El asunto de Roldán y el capitán Khan entró en los anales de la historia de España (a menudo trágica, pero casi tan a menudo ridícula). El PSOE quedó muy tocado durante muchos años por su asociación con la corrupción, y fue sustituido en 1996 por el PP, que prometía gestionar el país con las manos limpias y sin despilfarro alguno. Ya sabemos, desde hace tiempo, que eso no acabó de salir del todo bien. Pero recientemente hemos visto que el PP también tiene querencia a montar operaciones de calado para tapar sus vergüenzas. El caso Gürtel, que persiguió a este partido durante una década, acabó por arrebatarle el poder en 2018, cuando Pedro Sánchez logró armar una moción de censura contra Rajoy aprovechando el viento de cola de una sentencia judicial sobre dicho escándalo.
Con los geológicos ritmos que casi siempre tiene la justicia en España, el caso Gürtel y su evolución natural, el caso Bárcenas, ha hecho y sigue haciendo mucho daño al PP. Primero, por constatar la existencia de un entramado de corrupción de grandes dimensiones; y después, por los problemas con el extesorero. Nunca es buena idea hacer enfadar a ciertos elementos del engranaje de una organización, que muy pronto se convierten en imprescindibles para la misma por lo mucho que saben.
El PP, y Rajoy en particular, borboneó a Bárcenas y éste comenzó a soltar lastre; aunque no mucho. Apenas unos sms que dejaban en mal lugar a Rajoy.
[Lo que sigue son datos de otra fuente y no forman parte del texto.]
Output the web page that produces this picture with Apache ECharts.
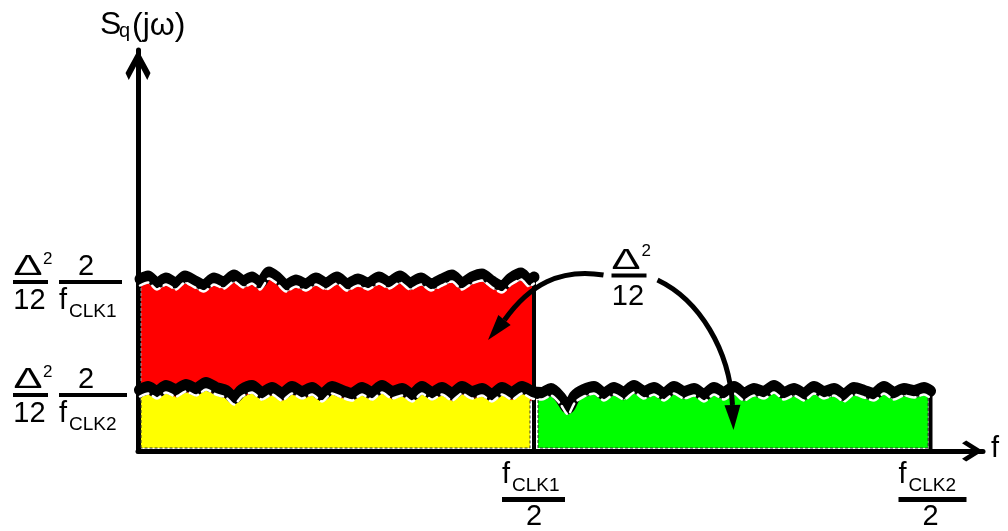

Un mero aperitivo que funcionara como aviso de lo que vendría después. Y lo que vino fue... la operación Kitchen, lo que puede ser el intento del partido por tapar el caso Bárcenas por la vía de espiar al extesorero y robarle la documentación que éste -valga la redundancia- atesoraba, para protegerse él y potencialmente hundir al PP.
Para ello, el PP combinó lo público y lo privado, como le gusta hacer a veces a determinados gobernantes neoliberales: los recursos del Ministerio del Interior, regentado por el inefable Jorge Fernández Díaz, con los servicios contratados ad hoc del que parece ser el Messi de las operaciones encubiertas: el entonces comisario Villarejo, que si no hacía anuncios en la televisión ofreciendo sus servicios a las elites político-económicas españolas se debía únicamente a que no la hacía falta: está claro a estas alturas que todos, desde los partidos políticos hasta las grandes empresas, pasando por la Familia Real, se afanaban por contratar sus servicios, pues éstos abarcaban una amplia gama de posibilidades, incluyendo, en casos extremos, la violencia directa.
La verdad, viendo los resultados a medio plazo, parece claro que Villarejo estaba un tanto sobrevalorado. O quizás se trate, como con Bárcenas, de que nos enteramos de sus andanzas porque es él quien las filtra, en venganza por haberle dejado tirado. También parece claro que el PP tiene un serio problema aquí, aunque sea el PP de Rajoy. PP del que Pablo Casado habla como si fuera de la época de Cánovas y Sagasta: un periodo remoto y del que nadie se acuerda, "ese PP de Rajoy del que usted me habla".